▶ _YOUR TASK_: Starting with the first line of the listing, quote each line exactly until and including the one with "years = [str(y) for y in range(2001, 2020)]", leaving pictures out.

====== MATERIALS PROVIDED

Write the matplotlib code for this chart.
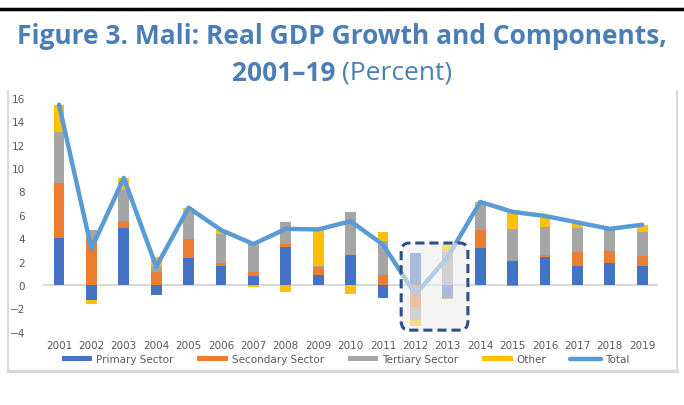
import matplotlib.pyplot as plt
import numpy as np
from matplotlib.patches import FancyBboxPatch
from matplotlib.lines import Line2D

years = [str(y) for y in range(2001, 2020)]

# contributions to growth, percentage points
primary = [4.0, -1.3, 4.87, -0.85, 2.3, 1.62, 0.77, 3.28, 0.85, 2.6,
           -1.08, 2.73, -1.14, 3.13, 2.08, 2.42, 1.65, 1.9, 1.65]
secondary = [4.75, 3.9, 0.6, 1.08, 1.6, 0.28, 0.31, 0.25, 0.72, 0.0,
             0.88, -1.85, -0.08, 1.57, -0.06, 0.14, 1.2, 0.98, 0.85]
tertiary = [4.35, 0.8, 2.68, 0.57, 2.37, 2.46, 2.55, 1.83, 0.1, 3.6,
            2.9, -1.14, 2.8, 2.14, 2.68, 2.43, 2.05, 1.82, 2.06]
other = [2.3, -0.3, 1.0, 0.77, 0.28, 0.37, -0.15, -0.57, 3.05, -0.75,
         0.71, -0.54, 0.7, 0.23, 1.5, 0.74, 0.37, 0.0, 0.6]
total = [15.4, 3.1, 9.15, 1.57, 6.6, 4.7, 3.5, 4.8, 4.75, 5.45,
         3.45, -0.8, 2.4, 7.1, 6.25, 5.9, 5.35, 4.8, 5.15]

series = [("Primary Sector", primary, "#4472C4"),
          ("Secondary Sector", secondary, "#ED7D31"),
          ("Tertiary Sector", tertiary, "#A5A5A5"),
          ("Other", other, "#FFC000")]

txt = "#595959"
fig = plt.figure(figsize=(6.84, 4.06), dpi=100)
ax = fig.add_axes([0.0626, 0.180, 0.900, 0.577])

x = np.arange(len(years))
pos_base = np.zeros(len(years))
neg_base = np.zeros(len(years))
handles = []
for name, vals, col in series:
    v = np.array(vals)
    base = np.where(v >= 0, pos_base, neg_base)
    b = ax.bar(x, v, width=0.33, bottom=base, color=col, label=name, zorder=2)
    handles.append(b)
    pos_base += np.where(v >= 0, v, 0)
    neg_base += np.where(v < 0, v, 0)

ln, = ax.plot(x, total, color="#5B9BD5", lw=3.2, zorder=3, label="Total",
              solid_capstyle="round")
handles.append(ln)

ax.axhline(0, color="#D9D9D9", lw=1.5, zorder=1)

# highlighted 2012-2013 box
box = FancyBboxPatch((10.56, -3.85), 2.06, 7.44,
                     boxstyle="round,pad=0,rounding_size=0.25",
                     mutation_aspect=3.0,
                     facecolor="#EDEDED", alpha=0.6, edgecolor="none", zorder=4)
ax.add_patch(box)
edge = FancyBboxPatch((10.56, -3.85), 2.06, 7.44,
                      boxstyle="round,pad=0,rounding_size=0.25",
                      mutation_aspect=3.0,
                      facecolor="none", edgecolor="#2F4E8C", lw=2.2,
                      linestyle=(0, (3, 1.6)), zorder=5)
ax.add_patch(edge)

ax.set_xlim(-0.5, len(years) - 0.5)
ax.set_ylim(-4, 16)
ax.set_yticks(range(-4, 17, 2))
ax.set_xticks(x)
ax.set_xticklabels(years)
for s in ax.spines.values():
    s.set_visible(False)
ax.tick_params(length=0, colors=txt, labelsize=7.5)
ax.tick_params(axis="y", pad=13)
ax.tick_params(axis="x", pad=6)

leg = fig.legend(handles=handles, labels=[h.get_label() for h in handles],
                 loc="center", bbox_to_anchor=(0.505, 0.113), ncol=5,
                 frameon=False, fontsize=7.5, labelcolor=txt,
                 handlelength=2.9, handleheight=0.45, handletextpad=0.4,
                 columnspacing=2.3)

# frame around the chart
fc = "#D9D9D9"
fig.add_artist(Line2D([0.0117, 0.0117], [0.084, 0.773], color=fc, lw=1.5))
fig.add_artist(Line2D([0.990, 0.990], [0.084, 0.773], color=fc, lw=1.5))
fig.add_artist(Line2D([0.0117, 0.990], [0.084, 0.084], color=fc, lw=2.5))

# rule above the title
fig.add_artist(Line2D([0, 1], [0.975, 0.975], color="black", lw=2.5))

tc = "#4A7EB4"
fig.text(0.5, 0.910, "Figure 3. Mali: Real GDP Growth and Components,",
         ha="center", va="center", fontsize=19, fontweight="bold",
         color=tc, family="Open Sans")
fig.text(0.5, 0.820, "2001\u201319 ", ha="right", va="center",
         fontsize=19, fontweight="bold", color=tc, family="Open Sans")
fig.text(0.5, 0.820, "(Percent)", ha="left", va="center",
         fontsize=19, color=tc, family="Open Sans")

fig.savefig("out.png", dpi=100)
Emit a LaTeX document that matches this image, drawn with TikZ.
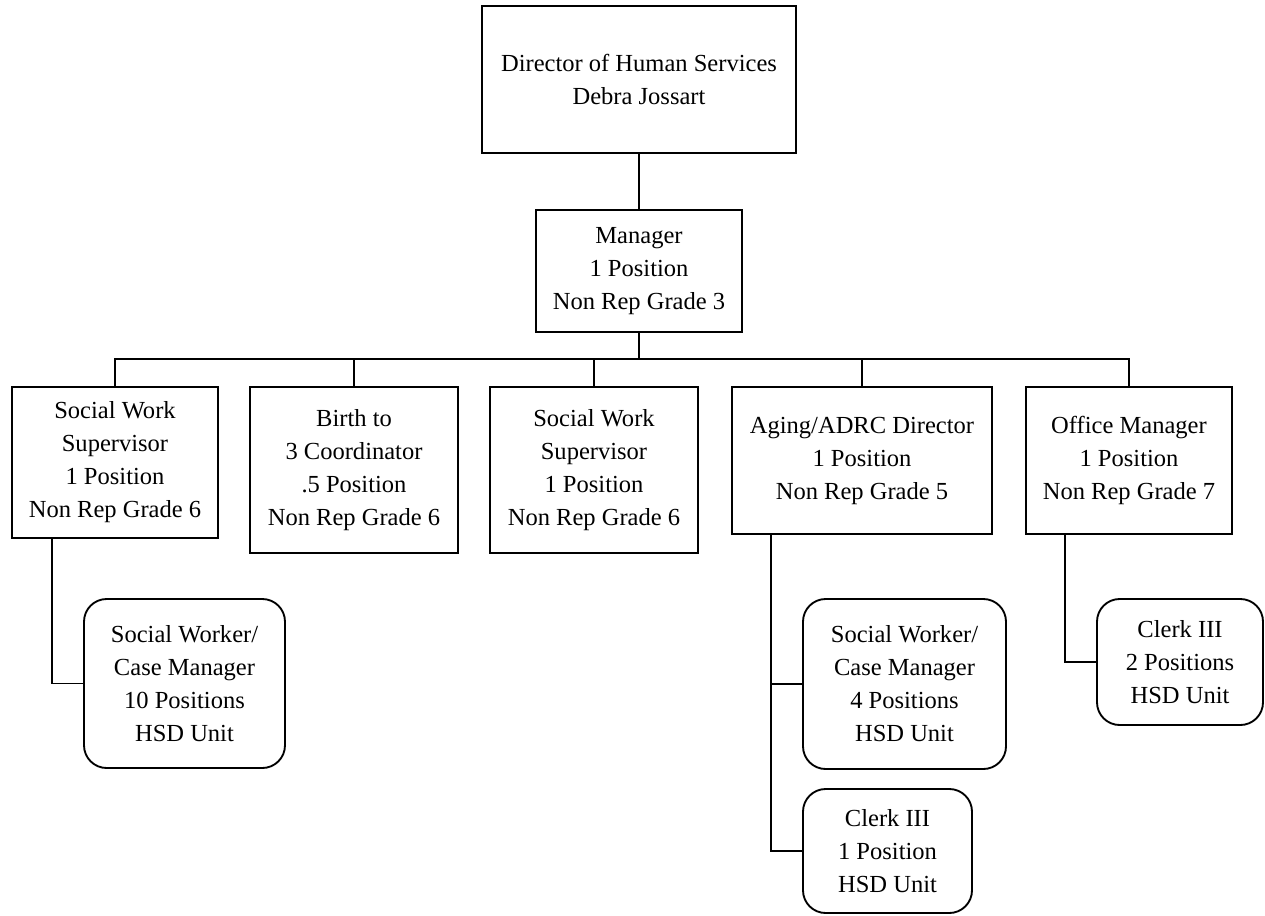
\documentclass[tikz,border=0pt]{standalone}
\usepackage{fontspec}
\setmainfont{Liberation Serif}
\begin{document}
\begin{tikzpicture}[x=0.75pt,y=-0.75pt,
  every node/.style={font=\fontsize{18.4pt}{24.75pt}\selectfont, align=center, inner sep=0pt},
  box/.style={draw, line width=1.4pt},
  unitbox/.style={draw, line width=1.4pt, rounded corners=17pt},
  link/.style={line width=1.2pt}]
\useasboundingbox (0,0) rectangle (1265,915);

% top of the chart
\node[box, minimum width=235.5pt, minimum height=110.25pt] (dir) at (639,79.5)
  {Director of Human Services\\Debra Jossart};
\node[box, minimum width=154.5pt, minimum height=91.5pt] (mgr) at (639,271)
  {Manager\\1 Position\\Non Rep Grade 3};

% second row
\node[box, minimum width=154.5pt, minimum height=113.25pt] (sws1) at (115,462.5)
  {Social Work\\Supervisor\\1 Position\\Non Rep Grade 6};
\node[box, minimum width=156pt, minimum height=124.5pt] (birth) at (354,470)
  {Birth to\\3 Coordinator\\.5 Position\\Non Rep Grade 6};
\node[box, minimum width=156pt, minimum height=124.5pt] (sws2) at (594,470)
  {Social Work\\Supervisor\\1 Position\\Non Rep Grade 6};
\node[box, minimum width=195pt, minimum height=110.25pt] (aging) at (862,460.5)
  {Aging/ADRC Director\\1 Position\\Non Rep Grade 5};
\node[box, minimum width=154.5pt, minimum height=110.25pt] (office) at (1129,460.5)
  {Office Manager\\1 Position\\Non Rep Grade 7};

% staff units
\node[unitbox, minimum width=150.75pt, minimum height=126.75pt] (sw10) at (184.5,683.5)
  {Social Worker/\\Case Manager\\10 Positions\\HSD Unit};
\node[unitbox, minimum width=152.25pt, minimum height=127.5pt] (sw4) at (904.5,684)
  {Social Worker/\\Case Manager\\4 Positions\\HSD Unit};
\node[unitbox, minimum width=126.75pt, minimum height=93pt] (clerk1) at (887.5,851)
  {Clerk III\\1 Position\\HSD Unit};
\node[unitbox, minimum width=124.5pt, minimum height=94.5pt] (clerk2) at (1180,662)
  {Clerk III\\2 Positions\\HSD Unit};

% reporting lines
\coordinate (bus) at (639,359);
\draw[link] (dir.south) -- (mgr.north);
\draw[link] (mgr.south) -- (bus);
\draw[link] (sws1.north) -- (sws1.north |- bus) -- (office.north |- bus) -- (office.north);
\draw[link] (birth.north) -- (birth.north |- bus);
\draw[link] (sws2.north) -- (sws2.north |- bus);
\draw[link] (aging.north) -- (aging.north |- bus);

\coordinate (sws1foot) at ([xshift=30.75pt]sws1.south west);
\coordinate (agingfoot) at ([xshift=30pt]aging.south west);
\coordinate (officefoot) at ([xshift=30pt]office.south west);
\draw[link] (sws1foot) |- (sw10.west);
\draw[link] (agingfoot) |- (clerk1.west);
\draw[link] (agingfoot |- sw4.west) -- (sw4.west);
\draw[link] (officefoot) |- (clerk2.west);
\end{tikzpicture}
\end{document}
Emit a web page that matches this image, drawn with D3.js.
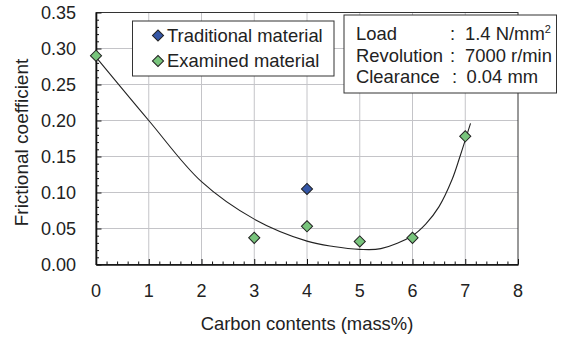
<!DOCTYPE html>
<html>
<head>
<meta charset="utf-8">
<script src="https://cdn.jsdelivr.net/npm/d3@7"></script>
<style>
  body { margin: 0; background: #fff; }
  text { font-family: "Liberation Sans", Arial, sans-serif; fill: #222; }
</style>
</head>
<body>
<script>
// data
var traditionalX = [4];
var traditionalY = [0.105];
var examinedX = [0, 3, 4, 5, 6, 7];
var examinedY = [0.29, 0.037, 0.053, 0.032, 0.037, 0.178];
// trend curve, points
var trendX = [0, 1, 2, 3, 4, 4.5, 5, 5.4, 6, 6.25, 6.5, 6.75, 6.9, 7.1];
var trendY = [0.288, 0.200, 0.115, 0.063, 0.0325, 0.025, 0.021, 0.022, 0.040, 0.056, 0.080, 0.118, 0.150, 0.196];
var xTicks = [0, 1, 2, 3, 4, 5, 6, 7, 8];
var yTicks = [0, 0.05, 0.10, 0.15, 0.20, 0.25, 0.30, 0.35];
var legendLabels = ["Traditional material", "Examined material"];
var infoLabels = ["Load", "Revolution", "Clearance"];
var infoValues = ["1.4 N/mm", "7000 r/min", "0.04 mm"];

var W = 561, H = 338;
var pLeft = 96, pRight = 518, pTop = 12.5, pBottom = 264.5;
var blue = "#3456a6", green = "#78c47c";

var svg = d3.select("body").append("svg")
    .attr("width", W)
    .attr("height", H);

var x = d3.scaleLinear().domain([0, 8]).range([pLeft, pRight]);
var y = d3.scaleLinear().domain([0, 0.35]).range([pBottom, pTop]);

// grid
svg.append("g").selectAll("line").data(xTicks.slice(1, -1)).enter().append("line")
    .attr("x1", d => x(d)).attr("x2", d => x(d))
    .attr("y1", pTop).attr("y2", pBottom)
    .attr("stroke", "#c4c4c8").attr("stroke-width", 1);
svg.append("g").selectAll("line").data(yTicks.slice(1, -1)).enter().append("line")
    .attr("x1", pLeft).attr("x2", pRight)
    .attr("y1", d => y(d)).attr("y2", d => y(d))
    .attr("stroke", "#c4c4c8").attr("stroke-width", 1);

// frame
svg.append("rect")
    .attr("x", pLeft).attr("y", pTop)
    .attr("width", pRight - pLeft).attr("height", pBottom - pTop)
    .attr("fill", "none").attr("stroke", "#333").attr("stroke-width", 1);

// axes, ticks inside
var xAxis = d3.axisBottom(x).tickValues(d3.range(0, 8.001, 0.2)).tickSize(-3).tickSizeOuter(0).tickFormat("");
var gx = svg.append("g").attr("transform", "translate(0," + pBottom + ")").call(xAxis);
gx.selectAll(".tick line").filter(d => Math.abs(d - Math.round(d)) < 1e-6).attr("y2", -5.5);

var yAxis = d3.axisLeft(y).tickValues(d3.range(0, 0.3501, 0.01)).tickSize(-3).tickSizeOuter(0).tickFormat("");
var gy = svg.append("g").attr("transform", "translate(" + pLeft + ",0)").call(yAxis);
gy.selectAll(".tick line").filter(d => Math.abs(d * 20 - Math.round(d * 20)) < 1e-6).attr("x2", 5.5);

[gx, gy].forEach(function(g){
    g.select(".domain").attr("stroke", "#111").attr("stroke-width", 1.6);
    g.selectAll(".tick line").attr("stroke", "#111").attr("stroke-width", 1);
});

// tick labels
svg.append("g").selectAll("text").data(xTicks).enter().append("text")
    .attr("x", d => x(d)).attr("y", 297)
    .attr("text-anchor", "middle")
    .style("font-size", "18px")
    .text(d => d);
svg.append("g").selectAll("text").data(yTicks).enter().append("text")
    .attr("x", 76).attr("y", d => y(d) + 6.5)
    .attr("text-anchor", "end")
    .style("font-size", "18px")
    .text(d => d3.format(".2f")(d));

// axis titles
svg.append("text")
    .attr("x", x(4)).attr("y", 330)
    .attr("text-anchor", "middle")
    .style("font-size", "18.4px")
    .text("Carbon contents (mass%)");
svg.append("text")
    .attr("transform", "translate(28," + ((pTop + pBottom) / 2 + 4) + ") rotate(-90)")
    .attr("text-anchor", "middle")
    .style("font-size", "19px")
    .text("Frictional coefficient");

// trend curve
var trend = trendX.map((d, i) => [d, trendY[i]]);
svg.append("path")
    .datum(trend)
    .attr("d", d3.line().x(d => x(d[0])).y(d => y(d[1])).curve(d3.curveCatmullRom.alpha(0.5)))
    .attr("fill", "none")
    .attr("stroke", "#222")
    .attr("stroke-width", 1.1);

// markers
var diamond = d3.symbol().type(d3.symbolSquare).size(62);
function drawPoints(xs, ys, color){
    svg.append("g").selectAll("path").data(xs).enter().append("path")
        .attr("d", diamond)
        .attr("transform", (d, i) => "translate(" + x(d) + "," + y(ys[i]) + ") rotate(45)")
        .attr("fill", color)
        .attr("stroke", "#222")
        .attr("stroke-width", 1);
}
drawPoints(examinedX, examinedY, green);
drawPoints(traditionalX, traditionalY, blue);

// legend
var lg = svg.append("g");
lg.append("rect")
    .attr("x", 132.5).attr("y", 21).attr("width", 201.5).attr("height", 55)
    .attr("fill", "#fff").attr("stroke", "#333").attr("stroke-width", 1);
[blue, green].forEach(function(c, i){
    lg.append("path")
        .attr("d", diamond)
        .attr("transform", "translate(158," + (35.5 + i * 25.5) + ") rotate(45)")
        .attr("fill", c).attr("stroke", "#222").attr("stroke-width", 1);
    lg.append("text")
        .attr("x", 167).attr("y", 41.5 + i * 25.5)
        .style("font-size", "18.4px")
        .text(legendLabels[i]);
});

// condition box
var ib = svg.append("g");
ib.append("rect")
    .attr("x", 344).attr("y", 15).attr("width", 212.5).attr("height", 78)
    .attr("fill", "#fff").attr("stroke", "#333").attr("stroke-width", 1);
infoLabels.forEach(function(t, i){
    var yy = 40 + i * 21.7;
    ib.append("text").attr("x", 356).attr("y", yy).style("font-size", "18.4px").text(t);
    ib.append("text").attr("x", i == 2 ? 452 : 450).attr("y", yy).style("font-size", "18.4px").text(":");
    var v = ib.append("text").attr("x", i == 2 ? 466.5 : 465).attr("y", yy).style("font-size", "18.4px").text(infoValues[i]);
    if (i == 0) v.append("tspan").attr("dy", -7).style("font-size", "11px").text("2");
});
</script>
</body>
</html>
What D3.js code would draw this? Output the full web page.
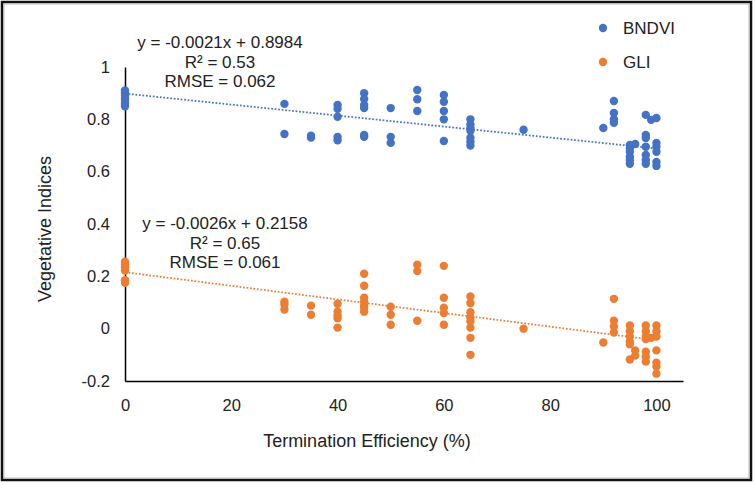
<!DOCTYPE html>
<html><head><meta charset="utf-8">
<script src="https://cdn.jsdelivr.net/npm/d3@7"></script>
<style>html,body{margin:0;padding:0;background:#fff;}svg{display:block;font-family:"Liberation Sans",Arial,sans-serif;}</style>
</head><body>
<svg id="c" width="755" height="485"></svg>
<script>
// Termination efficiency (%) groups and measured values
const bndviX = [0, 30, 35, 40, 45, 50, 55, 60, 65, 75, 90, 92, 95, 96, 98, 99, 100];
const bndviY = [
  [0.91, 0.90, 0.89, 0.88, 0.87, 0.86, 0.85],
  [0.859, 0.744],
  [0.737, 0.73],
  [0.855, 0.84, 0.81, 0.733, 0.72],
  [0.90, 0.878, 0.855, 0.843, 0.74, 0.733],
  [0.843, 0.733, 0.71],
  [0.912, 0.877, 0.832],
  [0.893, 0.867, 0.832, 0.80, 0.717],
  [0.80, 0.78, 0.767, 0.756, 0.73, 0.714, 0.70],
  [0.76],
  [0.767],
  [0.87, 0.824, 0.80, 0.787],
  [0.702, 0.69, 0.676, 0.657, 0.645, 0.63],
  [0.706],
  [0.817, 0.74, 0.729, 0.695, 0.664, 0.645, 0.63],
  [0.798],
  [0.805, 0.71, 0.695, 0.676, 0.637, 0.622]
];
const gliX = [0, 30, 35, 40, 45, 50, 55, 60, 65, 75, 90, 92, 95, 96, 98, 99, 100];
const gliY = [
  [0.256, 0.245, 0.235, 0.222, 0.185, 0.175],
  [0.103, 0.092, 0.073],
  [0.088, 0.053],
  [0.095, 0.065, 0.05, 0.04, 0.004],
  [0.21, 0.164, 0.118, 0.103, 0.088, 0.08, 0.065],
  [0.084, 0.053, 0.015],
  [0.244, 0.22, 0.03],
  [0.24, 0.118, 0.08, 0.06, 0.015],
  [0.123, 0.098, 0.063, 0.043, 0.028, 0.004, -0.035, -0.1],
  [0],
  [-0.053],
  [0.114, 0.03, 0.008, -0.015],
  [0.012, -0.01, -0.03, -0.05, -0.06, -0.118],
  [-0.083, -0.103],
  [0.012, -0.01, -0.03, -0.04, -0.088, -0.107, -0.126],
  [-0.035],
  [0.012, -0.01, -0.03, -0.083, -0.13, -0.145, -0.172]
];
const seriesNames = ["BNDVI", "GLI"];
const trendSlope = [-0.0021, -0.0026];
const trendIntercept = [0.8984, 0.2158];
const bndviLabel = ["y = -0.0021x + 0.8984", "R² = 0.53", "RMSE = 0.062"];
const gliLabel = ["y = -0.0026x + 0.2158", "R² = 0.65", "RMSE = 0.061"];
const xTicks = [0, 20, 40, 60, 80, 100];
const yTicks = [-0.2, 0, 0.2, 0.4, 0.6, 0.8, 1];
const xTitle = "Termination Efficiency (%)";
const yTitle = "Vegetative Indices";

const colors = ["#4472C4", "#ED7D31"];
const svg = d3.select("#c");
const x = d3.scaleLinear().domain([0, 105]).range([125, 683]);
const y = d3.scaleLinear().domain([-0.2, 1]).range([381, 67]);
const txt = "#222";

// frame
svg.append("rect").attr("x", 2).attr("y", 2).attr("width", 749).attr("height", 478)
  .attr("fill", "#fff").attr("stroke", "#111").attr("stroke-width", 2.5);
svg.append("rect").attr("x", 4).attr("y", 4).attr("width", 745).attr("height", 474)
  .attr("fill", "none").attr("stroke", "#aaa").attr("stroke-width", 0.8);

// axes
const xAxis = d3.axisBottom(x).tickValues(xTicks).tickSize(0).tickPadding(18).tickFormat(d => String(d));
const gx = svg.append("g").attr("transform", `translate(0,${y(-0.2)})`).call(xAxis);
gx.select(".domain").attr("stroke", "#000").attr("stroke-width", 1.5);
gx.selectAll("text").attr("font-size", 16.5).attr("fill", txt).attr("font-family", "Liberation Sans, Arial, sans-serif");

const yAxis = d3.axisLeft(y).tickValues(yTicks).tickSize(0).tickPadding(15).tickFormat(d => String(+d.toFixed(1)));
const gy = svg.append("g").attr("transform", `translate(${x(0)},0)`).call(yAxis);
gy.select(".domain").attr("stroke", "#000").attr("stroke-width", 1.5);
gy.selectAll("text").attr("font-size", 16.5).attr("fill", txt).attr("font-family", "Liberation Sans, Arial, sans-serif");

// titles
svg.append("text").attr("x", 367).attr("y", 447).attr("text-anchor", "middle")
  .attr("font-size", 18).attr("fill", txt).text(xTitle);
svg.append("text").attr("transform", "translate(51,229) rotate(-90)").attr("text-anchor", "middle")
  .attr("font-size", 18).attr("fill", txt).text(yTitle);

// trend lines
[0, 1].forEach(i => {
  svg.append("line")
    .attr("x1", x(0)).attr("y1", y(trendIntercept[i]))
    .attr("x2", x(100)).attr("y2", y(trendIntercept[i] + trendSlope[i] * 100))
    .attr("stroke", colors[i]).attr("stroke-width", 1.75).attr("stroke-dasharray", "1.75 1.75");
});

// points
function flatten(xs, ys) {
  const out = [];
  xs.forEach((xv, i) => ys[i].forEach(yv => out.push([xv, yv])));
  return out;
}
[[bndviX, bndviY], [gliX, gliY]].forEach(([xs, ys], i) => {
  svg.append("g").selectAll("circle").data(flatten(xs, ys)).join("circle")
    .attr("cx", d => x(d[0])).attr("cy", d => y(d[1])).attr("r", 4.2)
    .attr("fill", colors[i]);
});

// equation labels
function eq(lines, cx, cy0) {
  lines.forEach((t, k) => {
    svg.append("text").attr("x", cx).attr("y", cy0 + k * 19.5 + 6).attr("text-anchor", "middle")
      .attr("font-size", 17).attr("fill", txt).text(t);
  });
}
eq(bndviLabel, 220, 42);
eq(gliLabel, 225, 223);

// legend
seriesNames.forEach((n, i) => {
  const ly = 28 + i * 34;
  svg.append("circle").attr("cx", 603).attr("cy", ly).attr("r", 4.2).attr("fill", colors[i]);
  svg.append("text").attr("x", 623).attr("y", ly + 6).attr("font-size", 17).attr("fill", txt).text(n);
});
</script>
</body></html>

============

▶ _SOLUTION FOR THIS PROBLEM_:
Write the matplotlib code for this chart.
import matplotlib.pyplot as plt
import numpy as np
from matplotlib.patches import FancyBboxPatch
from matplotlib.lines import Line2D

years = [str(y) for y in range(2001, 2020)]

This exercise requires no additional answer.